İRAN BÜYÜK ALICILARI KARŞISINA ALMAK İSTEMEYEBİLİR
Bununla birlikte İran açısından da Hürmüz’ü kapatmak kolay bir karar değil. Boğazdan geçen petrolün yüzde 80’i Asya ülkelerine gidiyor ve Tahran, Çin gibi büyük alıcıları karşısına almaktan çekiniyor. Ayrıca İran kendi petrolünü de bu güzergâhtan ihraç ediyor. Bu nedenle uzmanlar, blokajın daha çok taktiksel tehdit olarak kullanılacağını, kalıcı bir ablukaya dönüşmesinin düşük olasılık taşıdığını belirtiyor.
Alternatif hatlar olarak Suudi Arabistan ve BAE’nin Hürmüz dışı boru hatları var; ancak kapasiteleri sınırlı.
HİPERENFLASYON VE RESESYONU TETİKLEYEBİLİR
Hürmüz Boğazı’nın kapanmasının dünya ekonomisine faturası ağır olabilir. Bağımsız emtia analiz kuruluşu ICIS tarafından yapılan çatışmalara ilişkin en kötü durum senaryosunda, Körfez’deki enerji altyapılarına yönelik saldırıların dünya genelinde hiperenflasyon, tedarik zinciri çöküşü, yüksek sigorta primleri ve üretim kesintileri gibi etkiler yaratabileceği uyarısı yapılıyor. Bu gelişmelerin yalnızca bölgesel değil, küresel ölçekte resesyon hatta depresyon ihtimalini artıracağı belirtiliyor. Uzun süreli bir arz kesintisi, dünya ekonomisini 2020 sonrası ikinci bir durgunluk dalgasına sokabilir. Tarihsel veriler ise fiyat şoklarının genelde kısa ömürlü olduğunu gösteriyor. 1991 Körfez Savaşı, 2003 Irak işgali ve 2022 Rusya-Ukrayna savaşı sonrasında yaşanan yükselişler birkaç ay içinde dengelenmişti. Bu nedenle bazı analistler, piyasaların duygusal tepkiler yerine yapısal arz-talep dengesine göre hareket edeceğini savunuyor.

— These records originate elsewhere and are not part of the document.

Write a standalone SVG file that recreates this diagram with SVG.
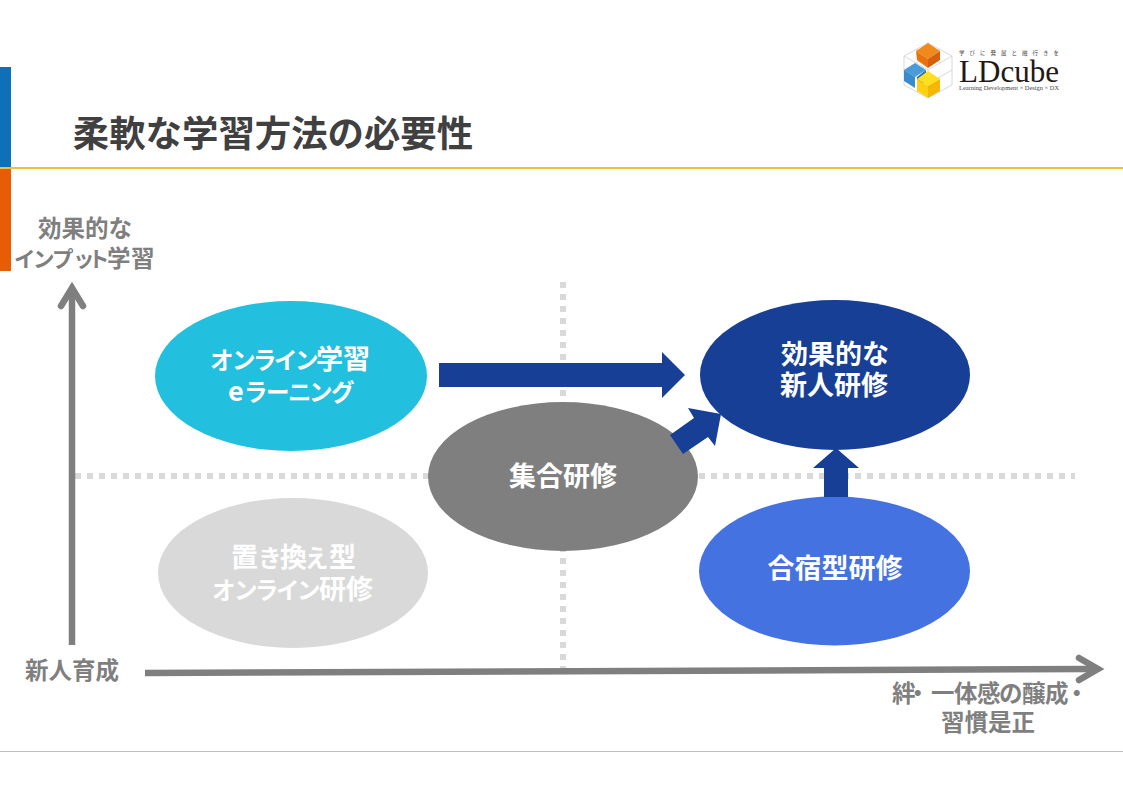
<svg xmlns="http://www.w3.org/2000/svg" width="1123" height="794" viewBox="0 0 1123 794">
<style>
text{font-family:"Noto Sans CJK JP","Noto Sans",sans-serif;font-weight:700}
.w{fill:#fff;font-size:27px}
.k{font-size:23.5px}
.k2{font-size:21.5px}
.m{text-anchor:middle}
.g{fill:#7f7f7f;font-size:23.5px}
.dot{stroke:#d9d9d9;stroke-width:6;stroke-dasharray:6 6;fill:none}
.ax{stroke:#7f7f7f;stroke-width:6.5;fill:none}
.axh{stroke:#7f7f7f;stroke-width:6.5;fill:none;stroke-linecap:round;stroke-linejoin:miter}
.ar{fill:#173f96}
.lg{stroke:#c9c9c9;stroke-width:.7;fill:none}
.s{font-family:"Liberation Serif",serif;font-weight:400;text-anchor:middle}
</style>
<rect width="1123" height="794" fill="#fff"/>
<g id="frame">
<rect x="0" y="67" width="11" height="100" fill="#0f6fb8"/>
<rect x="0" y="169" width="11" height="102" fill="#e85c05"/>
<rect x="0" y="167" width="1123" height="2" fill="#f2c037"/>
<rect x="0" y="751" width="1123" height="1" fill="#bfbfbf"/>
</g>
<text id="title" class="m" x="273" y="147" font-size="36.4" fill="#404040">柔軟な学習方法の必要性</text>
<g id="logo">
<path class="lg" d="M904 56L928 43L952 56V85L928 98L904 85ZM904 56L928 70L952 56M928 70V98M916 63L940 49M940 63L916 49M916 77L940 92M940 77L916 92M904 70L928 84L952 70"/>
<polygon points="928,43 940,51 928,59 916,51" fill="#f08a1d"/>
<polygon points="916,51 928,59 928,68 917,60" fill="#e8730c"/>
<polygon points="940,51 928,59 928,68 940,60" fill="#d65f0a"/>
<polygon points="915,63 926,70 915,77 904,70" fill="#4a9bd8"/>
<polygon points="904,70 915,77 915,88 904,81" fill="#3a8ad0"/>
<polygon points="926,70 917,77 917,88 926,82" fill="#2270b4"/>
<polygon points="928,71 940,79 928,86 917,79" fill="#ffdf20"/>
<polygon points="917,79 928,86 928,98 917,91" fill="#fdd010"/>
<polygon points="940,79 928,86 928,98 940,91" fill="#f5b800"/>
<text class="s" x="1009" y="55" font-size="5.5" fill="#444" textLength="100" style="font-family:'Noto Sans CJK JP',serif">学びに発展と融行きを</text>
<text class="s" x="1009" y="82" font-size="31" fill="#231815" textLength="100" lengthAdjust="spacingAndGlyphs">LDcube</text>
<text class="s" x="1009" y="90" font-size="6" fill="#444" textLength="100" lengthAdjust="spacingAndGlyphs">Learning Development × Design × DX</text>
</g>
<g id="guides">
<path class="dot" d="M563 282V672"/>
<path class="dot" d="M75 476H1075"/>
</g>
<g id="node-online"><ellipse cx="291" cy="376" rx="136" ry="75" fill="#22c0de"/>
<text class="w" y="369" x="210 232 253 274 295 316 343"><tspan class="k">オンライン</tspan>学習</text><text class="w" y="401" x="228 244 266 288 309 331"><tspan>e</tspan><tspan class="k">ラーニング</tspan></text></g>
<g id="node-effective"><ellipse cx="835" cy="375" rx="135" ry="75" fill="#173f96"/>
<text class="w" y="364" x="781 808 835 862">効果的な</text><text class="w m" x="834" y="395">新人研修</text></g>
<g id="node-shugo"><ellipse cx="563" cy="476.5" rx="135" ry="74.5" fill="#7f7f7f"/>
<text class="w m" x="563" y="486">集合研修</text></g>
<g id="node-replace"><ellipse cx="293" cy="573" rx="135" ry="75" fill="#d9d9d9"/>
<text class="w" y="567" x="231 258 280 305 329">置<tspan class="k">き</tspan>換<tspan class="k">え</tspan>型</text><text class="w" y="599" x="212 234 255 276 297 319 346"><tspan class="k">オンライン</tspan>研修</text></g>
<g id="node-gasshuku"><ellipse cx="834.5" cy="571" rx="135.5" ry="74.5" fill="#4472e0"/>
<text class="w m" x="835" y="578">合宿型研修</text></g>
<g id="connectors">
<path class="ax" d="M72 645V292"/>
<path class="axh" d="M61 306L72 288L83 306"/>
<path class="ax" d="M145 673L1094 669"/>
<path class="axh" d="M1079 658L1098 669L1079 680"/>
<polygon class="ar" points="439,363 662,363 662,352 685,375 662,398 662,387 439,387"/>
<polygon class="ar" points="683,454 670,435 694,418 688,408 721,414 715,446 708,437"/>
<polygon class="ar" points="824,497 824,468 813,468 836,448 859,468 848,468 848,497"/>
</g>
<g id="axis-labels">
<text class="g m" x="85" y="237">効果的な</text>
<text class="g" y="267" x="14 33 52 73 88 107 131"><tspan class="k2">インプット</tspan>学習</text>
<text class="g m" x="72" y="679">新人育成</text>
<text class="g" y="702" x="892 906 931 954 977 999 1022 1045 1065">絆・一体感の醸成・</text>
<text class="g m" x="988" y="731">習慣是正</text>
</g>
</svg>
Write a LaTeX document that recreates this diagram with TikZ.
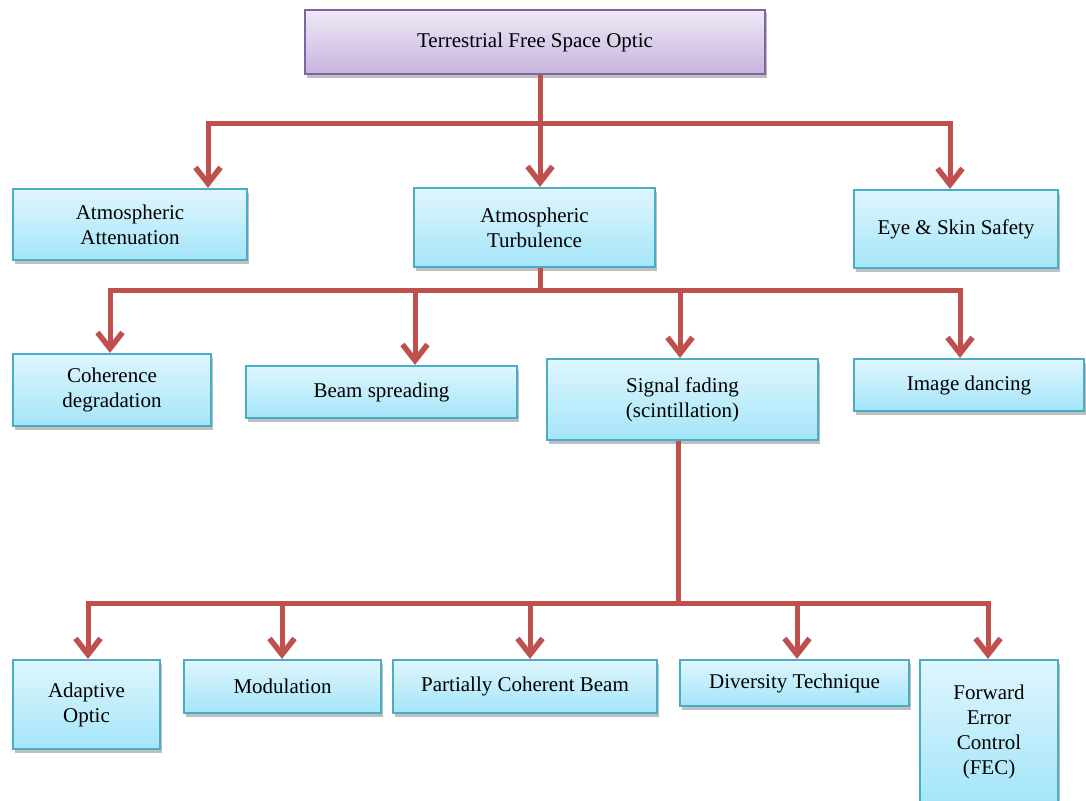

Trump: Petrol fiyatlarını düşürün, gözüm üstünüzde
Öte yandan ABD Başkanı Donald Trump, dün sosyal medya hesabından petrol fiyatlarına ilişkin yaptığı açıklamada, "Herkes petrol fiyatlarını düşürsün, gözüm üzerinizde. Düşmanın ekmeğine yağ sürüyorsunuz, bunu yapmayın" ifadelerini kullandı.
Altını 4.000 dolara taşıyacak olan savaş değil borçlar!
Orta Doğu’daki gerilim altın fiyatlarını dalgalandırırken, Bank of America (BofA), yükselişin asıl nedeninin ABD borç yükü olduğunu savunuyor. Banka analistleri, altının 2026’da ons başına 4.000 dolara ulaşabileceğini öngörüyor. Bu, mevcut 3.350 dolar bandı seviyelerinin yaklaşık yüzde 18 üzerinde.
ABD, İran’ın nükleer tesislerini vurdu ve Başkan Trump, saldırıların sürebileceği mesajını verdi. Ancak BofA, savaşların uzun vadede altın fiyatları üzerinde kalıcı etkiler yaratmadığını vurguluyor. Nitekim İsrail-İran geriliminin tırmanmasına rağmen altın fiyatları geçtiğimiz hafta yüzde 2 geriledi.
Analistler, asıl yükseliş nedeninin, Kongre’de görüşülen vergi ve harcama tasarısının yaratacağı trilyonlarca dolarlık açık olabileceğini belirtiyor. Bu da doların geleceği ve borçların sürdürülebilirliği konusunda ciddi soru işaretleri yaratıyor.
BofA’ya göre, mali açıklar azalmazsa ve piyasa oynaklığı sürerse, daha fazla yatırımcı altına yönelecek.